RAW DATA:
+--

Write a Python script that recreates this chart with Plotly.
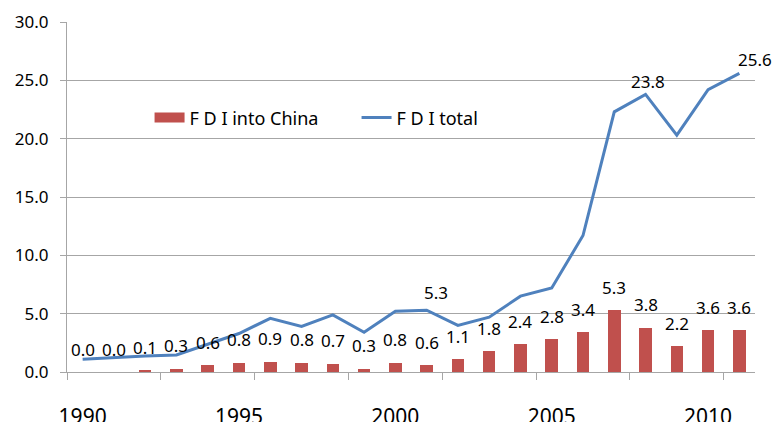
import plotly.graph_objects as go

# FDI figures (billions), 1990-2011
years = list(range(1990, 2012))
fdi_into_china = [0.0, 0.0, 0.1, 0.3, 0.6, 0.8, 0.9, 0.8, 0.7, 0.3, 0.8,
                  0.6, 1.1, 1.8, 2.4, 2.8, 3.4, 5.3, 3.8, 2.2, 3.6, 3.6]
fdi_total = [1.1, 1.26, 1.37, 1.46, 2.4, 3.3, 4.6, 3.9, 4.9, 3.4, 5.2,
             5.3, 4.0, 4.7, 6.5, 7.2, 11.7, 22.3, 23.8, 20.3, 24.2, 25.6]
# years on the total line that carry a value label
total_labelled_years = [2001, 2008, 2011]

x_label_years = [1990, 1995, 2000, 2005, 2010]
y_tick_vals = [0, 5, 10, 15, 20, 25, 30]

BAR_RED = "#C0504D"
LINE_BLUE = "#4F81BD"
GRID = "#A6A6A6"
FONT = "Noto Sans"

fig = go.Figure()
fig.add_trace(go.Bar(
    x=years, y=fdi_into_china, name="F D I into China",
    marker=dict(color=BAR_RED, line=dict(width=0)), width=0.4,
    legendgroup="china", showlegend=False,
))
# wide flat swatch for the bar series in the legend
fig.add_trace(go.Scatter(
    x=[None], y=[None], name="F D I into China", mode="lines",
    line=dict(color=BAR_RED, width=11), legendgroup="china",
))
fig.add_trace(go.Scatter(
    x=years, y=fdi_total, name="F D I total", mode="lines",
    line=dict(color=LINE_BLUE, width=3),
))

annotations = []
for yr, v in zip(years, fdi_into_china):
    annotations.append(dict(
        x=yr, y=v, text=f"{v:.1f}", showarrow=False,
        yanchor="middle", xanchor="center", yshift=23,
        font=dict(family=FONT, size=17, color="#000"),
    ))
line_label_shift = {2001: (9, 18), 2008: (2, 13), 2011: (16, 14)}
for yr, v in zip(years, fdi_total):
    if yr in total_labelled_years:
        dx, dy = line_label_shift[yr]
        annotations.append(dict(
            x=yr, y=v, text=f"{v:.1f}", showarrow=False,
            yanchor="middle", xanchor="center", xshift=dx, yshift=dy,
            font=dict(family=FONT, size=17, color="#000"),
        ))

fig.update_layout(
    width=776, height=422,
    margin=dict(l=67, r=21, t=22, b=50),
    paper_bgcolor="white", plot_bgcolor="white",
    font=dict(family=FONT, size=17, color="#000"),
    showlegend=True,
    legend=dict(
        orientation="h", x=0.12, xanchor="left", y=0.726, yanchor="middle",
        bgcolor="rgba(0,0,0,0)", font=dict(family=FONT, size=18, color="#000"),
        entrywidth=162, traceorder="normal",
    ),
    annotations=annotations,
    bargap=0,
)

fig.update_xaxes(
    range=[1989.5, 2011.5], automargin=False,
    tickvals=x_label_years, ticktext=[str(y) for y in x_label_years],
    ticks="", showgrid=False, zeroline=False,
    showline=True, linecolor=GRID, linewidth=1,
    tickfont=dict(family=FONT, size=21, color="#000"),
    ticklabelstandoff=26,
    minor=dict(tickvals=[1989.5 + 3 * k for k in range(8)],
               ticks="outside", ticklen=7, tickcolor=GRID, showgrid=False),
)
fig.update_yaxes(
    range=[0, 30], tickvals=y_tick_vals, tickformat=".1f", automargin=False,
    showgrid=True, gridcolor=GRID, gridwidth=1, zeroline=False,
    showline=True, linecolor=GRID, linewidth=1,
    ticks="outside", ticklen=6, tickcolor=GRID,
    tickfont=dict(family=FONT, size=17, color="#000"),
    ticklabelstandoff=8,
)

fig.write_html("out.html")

+--

DO THIS: Repeat the listing above exactly from its first line to the line containing "import plotly.graph_objects as go", both included, and omit the pictures.

TASK OUTPUT:
Write a Python script that recreates this chart with Plotly.
import plotly.graph_objects as go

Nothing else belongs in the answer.